### SET EXERCISE
Write the lines out exactly as they stand, from the one containing "Generate a Python" through the one containing "from matplotlib.patches import Rectangle", and only those. Omit pictures.

-------- TASK DATA --------

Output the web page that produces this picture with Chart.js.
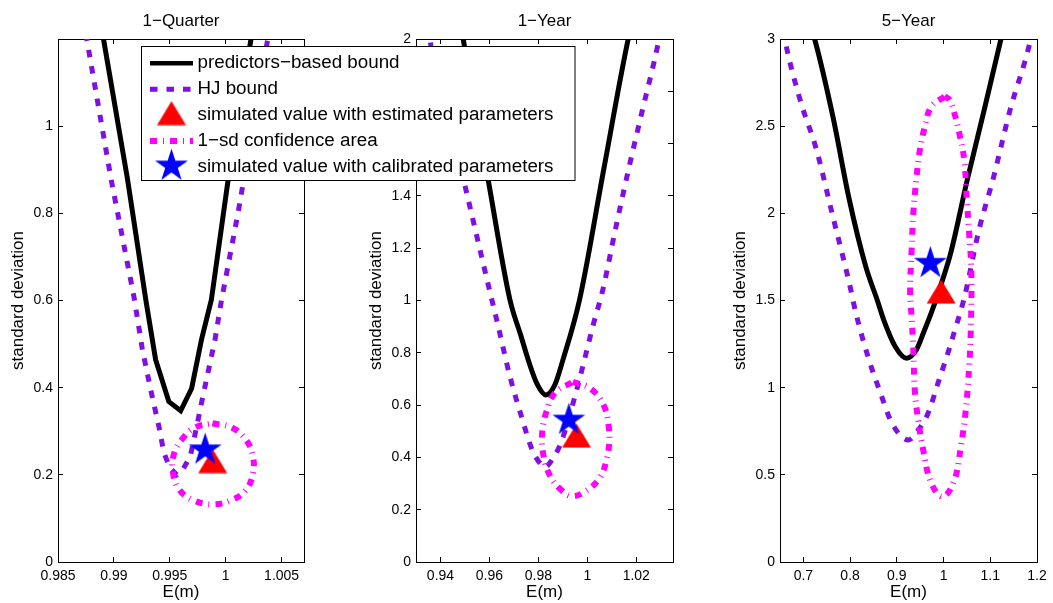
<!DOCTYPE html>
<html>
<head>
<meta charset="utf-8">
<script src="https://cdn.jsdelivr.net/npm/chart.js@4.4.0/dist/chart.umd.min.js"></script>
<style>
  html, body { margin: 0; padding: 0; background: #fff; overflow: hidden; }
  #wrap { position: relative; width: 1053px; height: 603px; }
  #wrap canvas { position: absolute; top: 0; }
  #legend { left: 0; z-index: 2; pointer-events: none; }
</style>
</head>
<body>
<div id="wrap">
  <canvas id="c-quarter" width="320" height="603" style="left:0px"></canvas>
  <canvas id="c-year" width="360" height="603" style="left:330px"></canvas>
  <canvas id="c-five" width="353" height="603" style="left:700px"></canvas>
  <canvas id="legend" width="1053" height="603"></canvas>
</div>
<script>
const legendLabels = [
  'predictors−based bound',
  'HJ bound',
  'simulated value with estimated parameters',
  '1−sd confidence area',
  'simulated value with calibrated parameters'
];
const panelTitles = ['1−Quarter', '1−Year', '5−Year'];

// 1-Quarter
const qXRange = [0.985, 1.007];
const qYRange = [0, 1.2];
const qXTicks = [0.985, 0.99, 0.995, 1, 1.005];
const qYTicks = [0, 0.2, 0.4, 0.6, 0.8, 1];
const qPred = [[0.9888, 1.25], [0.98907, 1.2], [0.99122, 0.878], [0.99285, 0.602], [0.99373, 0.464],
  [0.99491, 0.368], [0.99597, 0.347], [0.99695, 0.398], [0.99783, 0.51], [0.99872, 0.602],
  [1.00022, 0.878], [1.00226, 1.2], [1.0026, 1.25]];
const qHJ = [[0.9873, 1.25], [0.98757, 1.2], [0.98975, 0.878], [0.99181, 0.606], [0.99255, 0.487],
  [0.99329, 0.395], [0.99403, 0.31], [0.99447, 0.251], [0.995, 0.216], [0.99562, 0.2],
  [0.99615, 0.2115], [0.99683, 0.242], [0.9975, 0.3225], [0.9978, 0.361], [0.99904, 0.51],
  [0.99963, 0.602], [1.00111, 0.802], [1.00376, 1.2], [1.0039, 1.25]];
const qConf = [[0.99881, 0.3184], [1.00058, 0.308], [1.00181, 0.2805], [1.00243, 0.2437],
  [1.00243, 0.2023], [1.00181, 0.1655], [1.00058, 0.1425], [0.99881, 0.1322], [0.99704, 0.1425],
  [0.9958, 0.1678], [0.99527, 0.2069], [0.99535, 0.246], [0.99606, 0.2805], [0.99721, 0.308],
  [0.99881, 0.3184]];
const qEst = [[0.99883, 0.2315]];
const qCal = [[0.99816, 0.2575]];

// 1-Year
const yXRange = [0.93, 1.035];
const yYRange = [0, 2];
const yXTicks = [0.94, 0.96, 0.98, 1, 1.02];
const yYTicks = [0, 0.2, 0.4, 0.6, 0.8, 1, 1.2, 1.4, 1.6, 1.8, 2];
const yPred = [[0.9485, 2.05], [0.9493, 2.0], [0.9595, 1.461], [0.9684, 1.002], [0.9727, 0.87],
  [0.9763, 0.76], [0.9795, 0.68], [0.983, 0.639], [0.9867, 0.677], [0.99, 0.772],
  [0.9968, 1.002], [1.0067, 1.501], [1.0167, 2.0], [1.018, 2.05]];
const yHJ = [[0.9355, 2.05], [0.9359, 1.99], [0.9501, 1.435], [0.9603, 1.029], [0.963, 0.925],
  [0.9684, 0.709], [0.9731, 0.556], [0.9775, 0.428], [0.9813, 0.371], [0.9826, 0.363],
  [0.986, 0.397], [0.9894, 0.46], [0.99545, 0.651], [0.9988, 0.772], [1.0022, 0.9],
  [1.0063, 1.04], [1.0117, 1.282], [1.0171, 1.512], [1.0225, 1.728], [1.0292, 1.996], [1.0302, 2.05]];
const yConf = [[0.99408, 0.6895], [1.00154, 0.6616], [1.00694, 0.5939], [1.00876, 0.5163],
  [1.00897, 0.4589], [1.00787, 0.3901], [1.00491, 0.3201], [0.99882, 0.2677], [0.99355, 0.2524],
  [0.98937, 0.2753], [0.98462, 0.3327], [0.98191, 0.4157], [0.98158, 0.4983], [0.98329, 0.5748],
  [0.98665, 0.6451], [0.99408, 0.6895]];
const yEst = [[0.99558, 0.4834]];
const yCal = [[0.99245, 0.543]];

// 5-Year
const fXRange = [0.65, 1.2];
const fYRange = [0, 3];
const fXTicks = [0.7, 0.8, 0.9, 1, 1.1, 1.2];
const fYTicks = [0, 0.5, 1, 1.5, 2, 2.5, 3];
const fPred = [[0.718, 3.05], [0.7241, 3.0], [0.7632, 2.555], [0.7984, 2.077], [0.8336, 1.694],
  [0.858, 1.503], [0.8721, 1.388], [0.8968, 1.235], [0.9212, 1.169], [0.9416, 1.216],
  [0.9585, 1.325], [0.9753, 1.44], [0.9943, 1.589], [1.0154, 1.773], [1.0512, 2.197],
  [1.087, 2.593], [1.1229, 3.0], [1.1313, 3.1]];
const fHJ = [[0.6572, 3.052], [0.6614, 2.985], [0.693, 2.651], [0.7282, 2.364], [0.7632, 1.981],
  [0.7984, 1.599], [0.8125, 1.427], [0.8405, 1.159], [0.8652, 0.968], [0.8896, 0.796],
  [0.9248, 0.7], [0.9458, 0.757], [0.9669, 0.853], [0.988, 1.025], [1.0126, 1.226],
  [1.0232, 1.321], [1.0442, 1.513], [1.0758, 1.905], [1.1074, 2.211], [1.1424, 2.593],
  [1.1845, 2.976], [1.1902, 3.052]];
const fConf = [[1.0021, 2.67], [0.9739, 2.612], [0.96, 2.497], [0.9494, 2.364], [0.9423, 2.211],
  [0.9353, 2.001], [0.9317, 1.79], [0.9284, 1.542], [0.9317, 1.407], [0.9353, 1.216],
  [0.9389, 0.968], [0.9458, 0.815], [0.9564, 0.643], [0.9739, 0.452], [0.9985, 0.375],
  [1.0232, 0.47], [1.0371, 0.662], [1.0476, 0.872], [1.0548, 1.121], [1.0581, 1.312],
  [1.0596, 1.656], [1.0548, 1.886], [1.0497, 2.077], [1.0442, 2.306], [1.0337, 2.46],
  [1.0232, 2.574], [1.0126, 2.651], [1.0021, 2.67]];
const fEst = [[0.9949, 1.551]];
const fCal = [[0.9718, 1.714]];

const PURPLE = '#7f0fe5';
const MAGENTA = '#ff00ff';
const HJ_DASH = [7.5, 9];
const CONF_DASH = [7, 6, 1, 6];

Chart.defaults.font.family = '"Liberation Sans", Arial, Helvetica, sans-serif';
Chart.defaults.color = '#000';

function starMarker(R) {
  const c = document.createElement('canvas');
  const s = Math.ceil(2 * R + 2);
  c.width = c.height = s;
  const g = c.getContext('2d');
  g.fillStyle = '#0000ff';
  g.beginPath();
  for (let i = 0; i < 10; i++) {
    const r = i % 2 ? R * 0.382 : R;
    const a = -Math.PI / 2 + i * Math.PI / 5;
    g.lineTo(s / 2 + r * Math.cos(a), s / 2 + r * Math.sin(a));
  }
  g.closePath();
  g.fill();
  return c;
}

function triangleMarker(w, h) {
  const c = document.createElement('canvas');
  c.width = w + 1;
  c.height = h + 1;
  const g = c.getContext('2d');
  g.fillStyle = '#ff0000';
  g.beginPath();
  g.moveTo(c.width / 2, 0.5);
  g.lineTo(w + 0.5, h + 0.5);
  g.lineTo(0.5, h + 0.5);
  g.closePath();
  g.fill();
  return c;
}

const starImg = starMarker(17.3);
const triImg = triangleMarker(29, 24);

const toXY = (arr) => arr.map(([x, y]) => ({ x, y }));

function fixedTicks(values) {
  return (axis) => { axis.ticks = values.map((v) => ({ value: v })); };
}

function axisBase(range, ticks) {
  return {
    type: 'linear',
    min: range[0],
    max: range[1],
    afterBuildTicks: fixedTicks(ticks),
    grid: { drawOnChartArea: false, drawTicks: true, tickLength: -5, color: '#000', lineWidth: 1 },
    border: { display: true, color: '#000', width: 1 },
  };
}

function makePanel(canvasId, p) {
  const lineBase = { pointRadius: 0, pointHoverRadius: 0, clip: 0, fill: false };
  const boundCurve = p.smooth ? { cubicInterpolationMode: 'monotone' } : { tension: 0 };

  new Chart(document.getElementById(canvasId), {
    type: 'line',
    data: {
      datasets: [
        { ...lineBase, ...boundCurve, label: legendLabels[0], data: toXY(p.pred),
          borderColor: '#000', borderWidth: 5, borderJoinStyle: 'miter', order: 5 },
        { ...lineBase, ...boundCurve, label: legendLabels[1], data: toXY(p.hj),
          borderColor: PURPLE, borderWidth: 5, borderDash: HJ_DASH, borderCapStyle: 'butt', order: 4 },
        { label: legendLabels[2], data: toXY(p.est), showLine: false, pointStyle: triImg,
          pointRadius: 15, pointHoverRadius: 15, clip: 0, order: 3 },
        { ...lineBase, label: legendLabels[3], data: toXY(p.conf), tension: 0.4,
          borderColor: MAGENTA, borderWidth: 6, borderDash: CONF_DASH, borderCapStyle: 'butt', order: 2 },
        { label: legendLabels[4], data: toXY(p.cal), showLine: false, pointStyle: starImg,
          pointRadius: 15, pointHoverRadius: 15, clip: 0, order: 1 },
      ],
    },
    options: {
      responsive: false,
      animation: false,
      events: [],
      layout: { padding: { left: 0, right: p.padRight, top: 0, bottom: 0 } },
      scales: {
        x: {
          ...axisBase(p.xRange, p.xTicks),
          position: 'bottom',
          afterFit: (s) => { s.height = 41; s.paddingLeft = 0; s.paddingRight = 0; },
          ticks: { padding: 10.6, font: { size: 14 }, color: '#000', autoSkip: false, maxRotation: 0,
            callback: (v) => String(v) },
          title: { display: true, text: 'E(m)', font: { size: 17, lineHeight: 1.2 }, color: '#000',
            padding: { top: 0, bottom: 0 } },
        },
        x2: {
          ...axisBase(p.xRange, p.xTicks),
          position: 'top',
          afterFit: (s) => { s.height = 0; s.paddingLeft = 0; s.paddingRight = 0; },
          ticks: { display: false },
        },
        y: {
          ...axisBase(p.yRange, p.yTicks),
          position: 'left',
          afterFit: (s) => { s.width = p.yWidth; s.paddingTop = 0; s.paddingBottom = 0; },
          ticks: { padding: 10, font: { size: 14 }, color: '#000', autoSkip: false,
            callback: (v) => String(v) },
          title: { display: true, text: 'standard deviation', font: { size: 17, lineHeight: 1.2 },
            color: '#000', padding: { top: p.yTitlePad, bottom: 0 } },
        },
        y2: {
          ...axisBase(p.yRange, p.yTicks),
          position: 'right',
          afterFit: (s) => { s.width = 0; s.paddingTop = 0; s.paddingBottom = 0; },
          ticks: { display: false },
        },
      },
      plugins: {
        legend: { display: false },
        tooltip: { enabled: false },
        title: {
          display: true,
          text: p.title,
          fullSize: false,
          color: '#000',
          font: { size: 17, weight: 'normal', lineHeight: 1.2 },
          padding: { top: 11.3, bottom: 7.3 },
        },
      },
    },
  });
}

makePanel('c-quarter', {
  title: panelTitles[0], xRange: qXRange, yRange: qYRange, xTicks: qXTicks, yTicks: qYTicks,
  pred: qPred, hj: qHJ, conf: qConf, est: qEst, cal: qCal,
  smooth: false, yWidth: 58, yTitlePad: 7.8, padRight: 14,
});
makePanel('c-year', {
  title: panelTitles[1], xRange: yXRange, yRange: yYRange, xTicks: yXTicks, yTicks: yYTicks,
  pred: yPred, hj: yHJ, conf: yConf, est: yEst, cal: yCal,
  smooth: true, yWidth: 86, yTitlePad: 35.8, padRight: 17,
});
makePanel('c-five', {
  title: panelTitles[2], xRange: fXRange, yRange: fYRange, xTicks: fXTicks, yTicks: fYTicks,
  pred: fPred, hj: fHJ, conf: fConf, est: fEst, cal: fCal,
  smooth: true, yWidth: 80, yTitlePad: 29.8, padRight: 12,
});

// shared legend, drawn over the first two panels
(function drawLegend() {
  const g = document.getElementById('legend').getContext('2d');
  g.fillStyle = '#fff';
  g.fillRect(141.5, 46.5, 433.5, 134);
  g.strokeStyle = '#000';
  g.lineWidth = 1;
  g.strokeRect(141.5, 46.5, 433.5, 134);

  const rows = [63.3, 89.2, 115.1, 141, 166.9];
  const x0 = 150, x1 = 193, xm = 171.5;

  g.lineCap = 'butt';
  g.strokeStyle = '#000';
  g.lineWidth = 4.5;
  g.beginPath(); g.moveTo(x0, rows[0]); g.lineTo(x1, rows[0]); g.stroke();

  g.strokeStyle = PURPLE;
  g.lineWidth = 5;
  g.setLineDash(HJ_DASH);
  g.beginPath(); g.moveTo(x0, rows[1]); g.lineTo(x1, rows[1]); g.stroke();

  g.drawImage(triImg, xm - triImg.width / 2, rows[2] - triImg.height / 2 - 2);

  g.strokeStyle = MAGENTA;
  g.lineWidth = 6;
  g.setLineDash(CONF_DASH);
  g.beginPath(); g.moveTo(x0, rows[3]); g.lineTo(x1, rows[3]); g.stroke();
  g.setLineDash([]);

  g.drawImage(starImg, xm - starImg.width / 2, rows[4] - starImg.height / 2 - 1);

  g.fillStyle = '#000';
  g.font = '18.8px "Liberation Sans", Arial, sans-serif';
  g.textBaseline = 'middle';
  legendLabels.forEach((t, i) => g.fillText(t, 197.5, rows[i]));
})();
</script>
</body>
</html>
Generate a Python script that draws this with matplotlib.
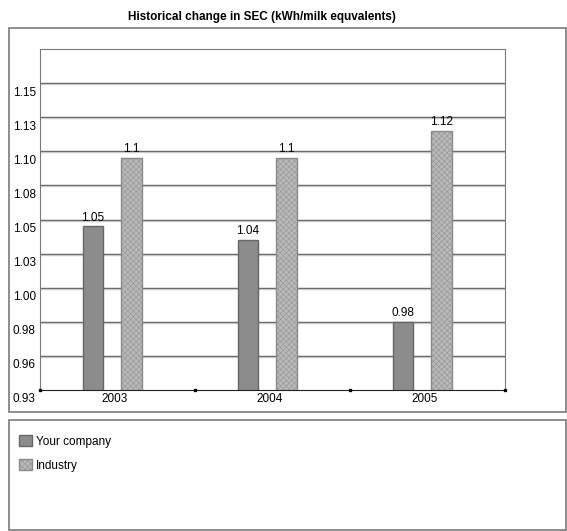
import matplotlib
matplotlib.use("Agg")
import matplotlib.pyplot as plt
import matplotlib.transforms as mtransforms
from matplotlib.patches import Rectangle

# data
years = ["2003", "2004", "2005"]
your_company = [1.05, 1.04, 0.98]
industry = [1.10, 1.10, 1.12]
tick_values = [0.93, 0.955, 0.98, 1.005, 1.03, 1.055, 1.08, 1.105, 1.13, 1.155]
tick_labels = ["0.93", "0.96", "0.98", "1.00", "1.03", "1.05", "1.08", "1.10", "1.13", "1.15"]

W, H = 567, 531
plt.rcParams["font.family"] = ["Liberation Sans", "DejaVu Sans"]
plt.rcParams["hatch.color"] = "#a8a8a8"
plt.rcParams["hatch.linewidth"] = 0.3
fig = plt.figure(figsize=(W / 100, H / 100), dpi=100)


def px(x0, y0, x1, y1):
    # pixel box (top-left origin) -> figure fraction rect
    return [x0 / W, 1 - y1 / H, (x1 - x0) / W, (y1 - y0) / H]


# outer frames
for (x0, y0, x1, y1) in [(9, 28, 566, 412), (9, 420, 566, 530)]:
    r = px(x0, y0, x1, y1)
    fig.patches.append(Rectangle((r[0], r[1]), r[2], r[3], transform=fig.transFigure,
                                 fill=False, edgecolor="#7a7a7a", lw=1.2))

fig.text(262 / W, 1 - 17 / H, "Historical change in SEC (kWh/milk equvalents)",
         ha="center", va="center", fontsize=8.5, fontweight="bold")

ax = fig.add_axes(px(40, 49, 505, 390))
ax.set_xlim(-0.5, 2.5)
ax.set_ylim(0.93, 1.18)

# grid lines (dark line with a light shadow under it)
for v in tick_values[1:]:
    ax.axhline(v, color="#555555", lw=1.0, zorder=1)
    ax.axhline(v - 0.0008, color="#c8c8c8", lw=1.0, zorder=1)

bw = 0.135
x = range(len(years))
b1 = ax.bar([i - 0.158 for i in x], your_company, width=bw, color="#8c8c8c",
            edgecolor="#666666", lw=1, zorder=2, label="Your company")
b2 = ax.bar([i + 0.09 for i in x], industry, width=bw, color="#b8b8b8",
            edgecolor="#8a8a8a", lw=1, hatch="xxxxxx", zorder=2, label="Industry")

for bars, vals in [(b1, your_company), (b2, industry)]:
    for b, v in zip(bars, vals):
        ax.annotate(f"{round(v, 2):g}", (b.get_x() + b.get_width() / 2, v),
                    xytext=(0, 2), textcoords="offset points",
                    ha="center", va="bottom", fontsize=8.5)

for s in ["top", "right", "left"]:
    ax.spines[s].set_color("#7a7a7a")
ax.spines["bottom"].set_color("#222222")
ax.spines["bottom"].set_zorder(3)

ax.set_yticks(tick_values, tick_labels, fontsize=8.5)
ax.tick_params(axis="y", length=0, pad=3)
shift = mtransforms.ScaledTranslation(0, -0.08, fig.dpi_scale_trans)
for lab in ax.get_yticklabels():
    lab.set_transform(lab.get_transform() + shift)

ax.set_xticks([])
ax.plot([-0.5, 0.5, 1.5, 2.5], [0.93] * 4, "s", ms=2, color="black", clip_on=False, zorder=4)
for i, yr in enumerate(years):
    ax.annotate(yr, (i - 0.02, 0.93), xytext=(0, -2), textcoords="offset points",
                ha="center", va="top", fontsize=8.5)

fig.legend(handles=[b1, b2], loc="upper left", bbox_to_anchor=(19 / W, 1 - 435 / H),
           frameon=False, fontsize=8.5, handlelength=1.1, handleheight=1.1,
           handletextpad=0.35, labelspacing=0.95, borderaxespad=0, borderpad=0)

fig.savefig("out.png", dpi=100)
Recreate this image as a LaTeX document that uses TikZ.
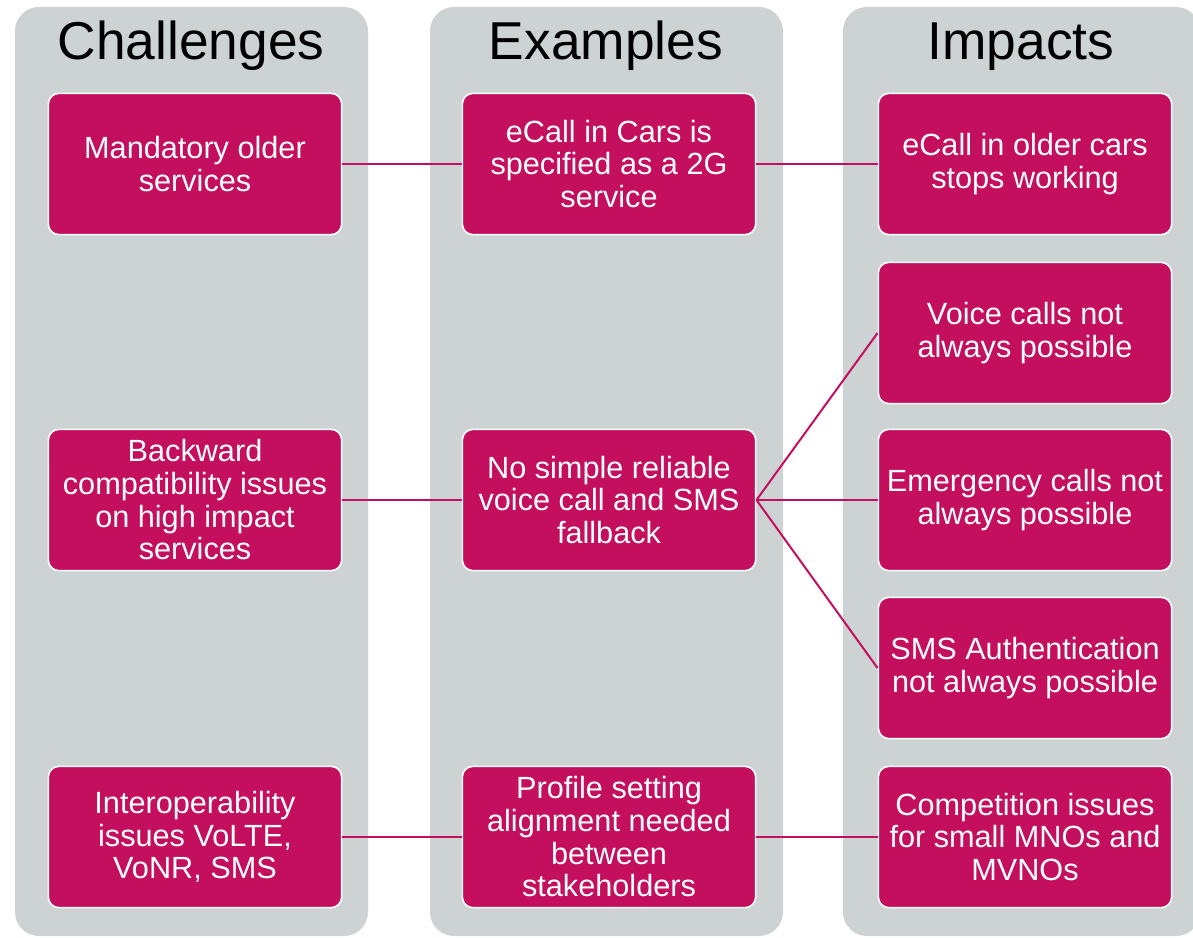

--------

### TASK RESPONSE
Generate a Python script that draws this with matplotlib.
import matplotlib
matplotlib.use("Agg")
import matplotlib.pyplot as plt
import matplotlib.transforms as mtransforms
from matplotlib.patches import Rectangle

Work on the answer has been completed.